Banco Santander SA slid 1.5 percent and BNP Paribas SA lost 2.4 percent. Barclays Plc sank 3.1 percent as Britain’s third- largest bank named President Robert Diamond as chief executive officer, succeeding John Varley. The cost of insuring financial- company bonds against default climbed by the most in a month, with the Markit iTraxx Financial Index of credit-default swaps on 25 banks and insurers rising 6.5 basis points to 136, according to JPMorgan Chase & Co.

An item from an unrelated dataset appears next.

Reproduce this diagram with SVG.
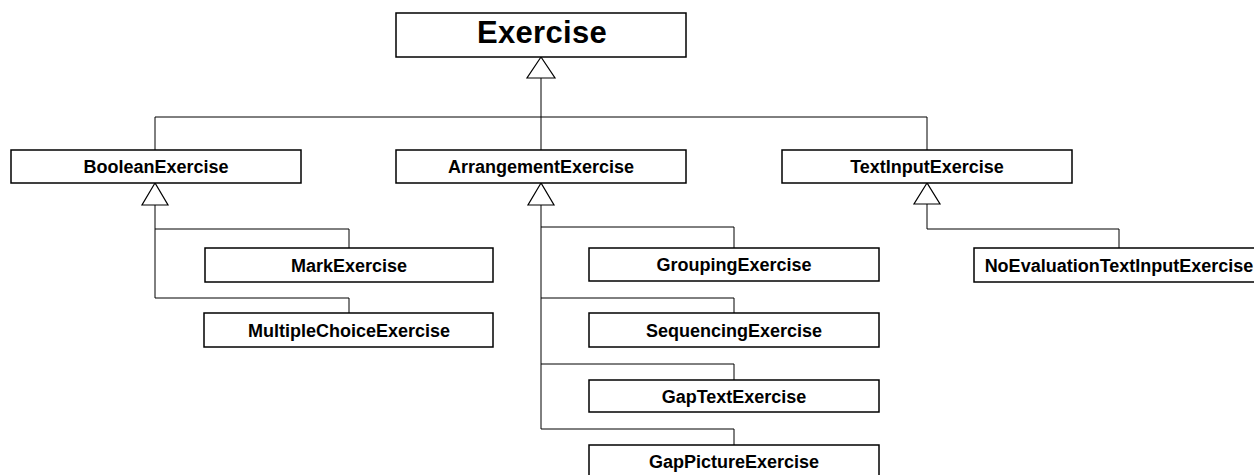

Rio Tinto Group led basic-resources stocks lower in Europe, losing 1.3 percent, as Australian Prime Minister Julia Gillard clinched a deal to keep power. Gillard’s Labor government has proposed a tax on mining profits.

Greek, German Bonds

The German bund yield dropped 8 basis points to 2.26 percent. Greek bonds plunged, pushing the yield on the 10-year security up 32 basis points relative to bunds to 946 basis points, the most since the European Union and International Monetary Fund crafted the bailout package in May.

The Irish-German 10-year yield spread increased 37 basis points to 380 basis points, the highest since Bloomberg records began in 1991. The Portuguese-German spread was 355 basis points, from 333 basis points yesterday.

The yen rose against all 16 of its major peers, strengthening 1.6 percent to 106.69 versus the euro. The euro weakened 0.9 percent to $1.2758. Australia’s dollar dropped 0.4 percent against the U.S. currency.

Copper, Oil

Copper for delivery in three months fell 1.7 percent on the London Metal Exchange. The S&P GSCI index of 24 commodities lost 0.6 percent, the first decline since Aug. 31. Corn was down 1.1 percent. Crude for October delivery retreated 1.4 percent to $73.58 a barrel on the New York Mercantile Exchange. Yesterday’s transactions will be booked with today’s for settlement purposes as there was no floor trading because of the Labor Day holiday.

The MSCI Emerging Markets Index slipped 0.4 percent, the first decline in five days. OTP Bank Nyrt., Hungary’s largest lender, led the BUX index 0.9 percent lower. Russia’s Micex index lost 0.6 percent, dragged down by energy and mining companies.